Records:
▬▬▬▬▬▬
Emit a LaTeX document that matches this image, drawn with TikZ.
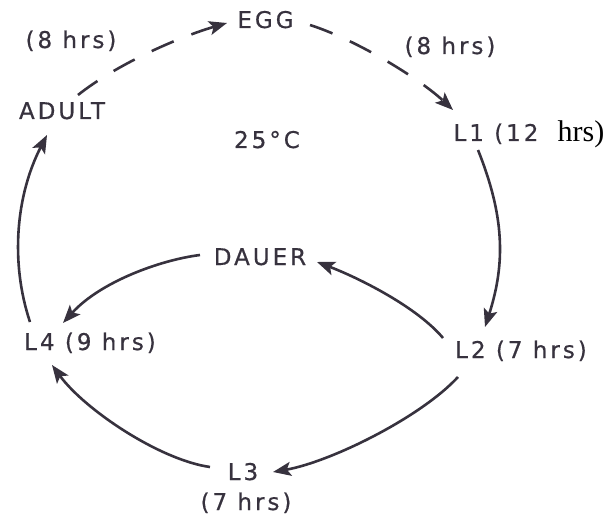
\documentclass[tikz,border=0pt]{standalone}
\usepackage{fontspec}
\newfontfamily\lab[LetterSpace=13,FakeBold=0.6]{DejaVu Sans}
\newfontfamily\tms{Liberation Serif}
\usetikzlibrary{arrows.meta}
\definecolor{ink}{RGB}{55,50,62}
\begin{document}
\begin{tikzpicture}[x=1pt,y=-1pt,
  lbl/.style={font=\lab\fontsize{23}{26}\selectfont, text=ink, inner sep=0pt, anchor=base},
  conn/.style={line width=2.6pt, draw=ink, -{Stealth[length=18pt,width=14pt,inset=4pt]}},
  dsh/.style={conn, dash pattern=on 24pt off 19pt}]
\useasboundingbox (0,0) rectangle (609,518);
% labels
\node[lbl] (egg) at (265.5,28) {EGG};
\node[lbl] (adult) at (62,119) {ADULT};
\node[lbl] (temp) at (267,148) {25°C};
\node[lbl] (t8a) at (71,48) {(8 hrs)};
\node[lbl] (t8b) at (450,54) {(8 hrs)};
\node[lbl] (l1) at (496,141) {L1 (12};
\node[font=\tms\fontsize{30}{32}\selectfont, inner sep=0pt, anchor=base] (l1h) at (581,142) {hrs)};
\node[lbl] (dauer) at (260,265) {DAUER};
\node[lbl] (l4) at (90,350) {L4 (9 hrs)};
\node[lbl] (l2) at (521,358) {L2 (7 hrs)};
\node[lbl] (l3) at (243,480) {L3};
\node[lbl] (t7) at (246,510) {(7 hrs)};
% connectors
\draw[dsh] ([shift={(16,-24)}]adult.base) .. controls (117,64) and (179,37) .. ([shift={(-38.5,-5)}]egg.base);
\draw[dsh] ([shift={(44.5,-3)}]egg.base) .. controls (357,40) and (420,79) .. ([shift={(-43,-31)}]l1.base);
\draw[conn] ([shift={(-18,9)}]l1.base) .. controls (504,215) and (506,262) .. ([shift={(-36,-31)}]l2.base);
\draw[conn] ([shift={(-78,-20)}]l2.base) .. controls (417,307) and (359,278) .. ([shift={(57,-3)}]dauer.base);
\draw[conn] ([shift={(-60,-10)}]dauer.base) .. controls (160,260) and (100,282) .. ([shift={(-27,-27)}]l4.base);
\draw[conn] ([shift={(-63,19)}]l2.base) .. controls (420,418) and (330,462) .. ([shift={(30,-8)}]l3.base);
\draw[conn] ([shift={(-33,-13)}]l3.base) .. controls (160,460) and (85,410) .. ([shift={(-38,15)}]l4.base);
\draw[conn] ([shift={(-60,-28)}]l4.base) .. controls (10,262) and (16,195) .. ([shift={(-15,16)}]adult.base);
\end{tikzpicture}
\end{document}
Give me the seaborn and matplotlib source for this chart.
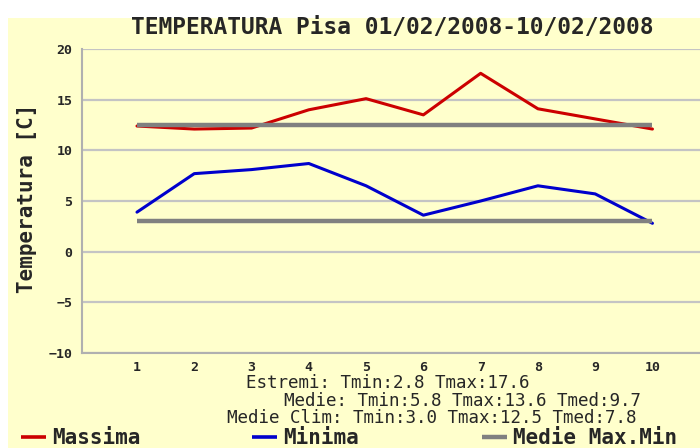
import pandas as pd
import seaborn as sns
import matplotlib
matplotlib.use('Agg')
import matplotlib.pyplot as plt
from matplotlib.lines import Line2D
from matplotlib.patches import Rectangle

# dati
giorni = [1, 2, 3, 4, 5, 6, 7, 8, 9, 10]
massima = [12.4, 12.1, 12.2, 14.0, 15.1, 13.5, 17.6, 14.1, 13.1, 12.1]
minima = [3.9, 7.7, 8.1, 8.7, 6.5, 3.6, 5.0, 6.5, 5.7, 2.8]
clim_max = [12.5] * 10
clim_min = [3.0] * 10

titolo = 'TEMPERATURA Pisa 01/02/2008-10/02/2008'
etichetta_y = 'Temperatura [C]'
righe_stat = [
    'Estremi: Tmin:2.8 Tmax:17.6',
    'Medie: Tmin:5.8 Tmax:13.6 Tmed:9.7',
    'Medie Clim: Tmin:3.0 Tmax:12.5 Tmed:7.8',
]
serie_nomi = ['Massima', 'Minima', 'Medie Max.Min']
colori = {'Massima': '#cc0000', 'Minima': '#0000cc', 'Medie Max.Min': '#808080'}

# tabella lunga per seaborn
df = pd.concat([
    pd.DataFrame({'giorno': giorni, 'temp': massima, 'serie': 'Massima', 'gruppo': 'max'}),
    pd.DataFrame({'giorno': giorni, 'temp': minima, 'serie': 'Minima', 'gruppo': 'min'}),
    pd.DataFrame({'giorno': giorni, 'temp': clim_max, 'serie': 'Medie Max.Min', 'gruppo': 'cmax'}),
    pd.DataFrame({'giorno': giorni, 'temp': clim_min, 'serie': 'Medie Max.Min', 'gruppo': 'cmin'}),
])

sns.set_style('white')
plt.rcParams['font.family'] = ['DejaVu Sans Mono', 'DejaVu Sans']

crema = '#ffffcc'
W, H = 700, 448
fig = plt.figure(figsize=(7, 4.48), dpi=100, facecolor='white')
fig.patches.append(Rectangle((8 / W, 0), 1, 1 - 18 / H, transform=fig.transFigure,
                             facecolor=crema, edgecolor='none', zorder=-10))

ax = fig.add_axes([82 / W, 1 - 353 / H, (W - 82) / W, (353 - 49) / H])
ax.set_facecolor(crema)

# griglia
for v in range(-10, 21, 5):
    ax.axhline(v, color='#c4c4c4', lw=1.6, zorder=0)

for nome in ['Massima', 'Minima']:
    sns.lineplot(data=df[df['serie'] == nome], x='giorno', y='temp', color=colori[nome],
                 lw=2.2, ax=ax, legend=False, estimator=None)
sns.lineplot(data=df[df['serie'] == 'Medie Max.Min'], x='giorno', y='temp', units='gruppo',
             color=colori['Medie Max.Min'], lw=3.2, ax=ax, legend=False, estimator=None,
             solid_capstyle='butt')

ax.set_xlim(0.04, 10.83)
ax.set_ylim(-10, 20)
ax.set_xticks(giorni)
ax.set_yticks(range(-10, 21, 5))
ax.set_xlabel('')
ax.set_ylabel('')
for s in ['top', 'right']:
    ax.spines[s].set_visible(False)
for s in ['left', 'bottom']:
    ax.spines[s].set_color('#b0b0b0')
    ax.spines[s].set_linewidth(1.5)
ax.tick_params(axis='x', length=4, width=1.5, color='#b0b0b0', pad=2, labelsize=9.5)
ax.tick_params(axis='y', length=0, pad=7, labelsize=9.5)
for t in ax.get_xticklabels() + ax.get_yticklabels():
    t.set_fontweight('bold')

fig.text(392 / W, 1 - 28 / H, titolo, ha='center', va='center', fontsize=16.5, fontweight='bold')
fig.text(27 / W, 1 - 198 / H, etichetta_y, ha='center', va='center', rotation=90,
         fontsize=15, fontweight='bold')

# righe di statistiche, centrate come nell'originale
pos_stat = [(388, 383), (462, 400.5), (432, 417.5)]
for riga, (px, py) in zip(righe_stat, pos_stat):
    fig.text(px / W, 1 - py / H, riga, ha='center', va='center', fontsize=12.6)

# legenda in basso
pos_leg = [21, 252, 482]
for nome, px in zip(serie_nomi, pos_leg):
    lw = 3.2 if nome == 'Medie Max.Min' else 2.6
    fig.add_artist(Line2D([px / W, (px + 25) / W], [1 - 437 / H, 1 - 437 / H],
                          transform=fig.transFigure, color=colori[nome], lw=lw,
                          solid_capstyle='butt'))
    fig.text((px + 31) / W, 0.5 / H, nome, ha='left', va='bottom', fontsize=15,
             fontweight='bold')

fig.savefig('out.png', dpi=100, facecolor=fig.get_facecolor())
▬▬▬▬▬▬
Exercise prompt: Write down exactly what the lines above say, from the line holding "Give me the" through the line holding "clim_min = [3.0] * 10", and nothing more. Do not copy the pictures.

Response to this exercise:
Give me the seaborn and matplotlib source for this chart.
import pandas as pd
import seaborn as sns
import matplotlib
matplotlib.use('Agg')
import matplotlib.pyplot as plt
from matplotlib.lines import Line2D
from matplotlib.patches import Rectangle

# dati
giorni = [1, 2, 3, 4, 5, 6, 7, 8, 9, 10]
massima = [12.4, 12.1, 12.2, 14.0, 15.1, 13.5, 17.6, 14.1, 13.1, 12.1]
minima = [3.9, 7.7, 8.1, 8.7, 6.5, 3.6, 5.0, 6.5, 5.7, 2.8]
clim_max = [12.5] * 10
clim_min = [3.0] * 10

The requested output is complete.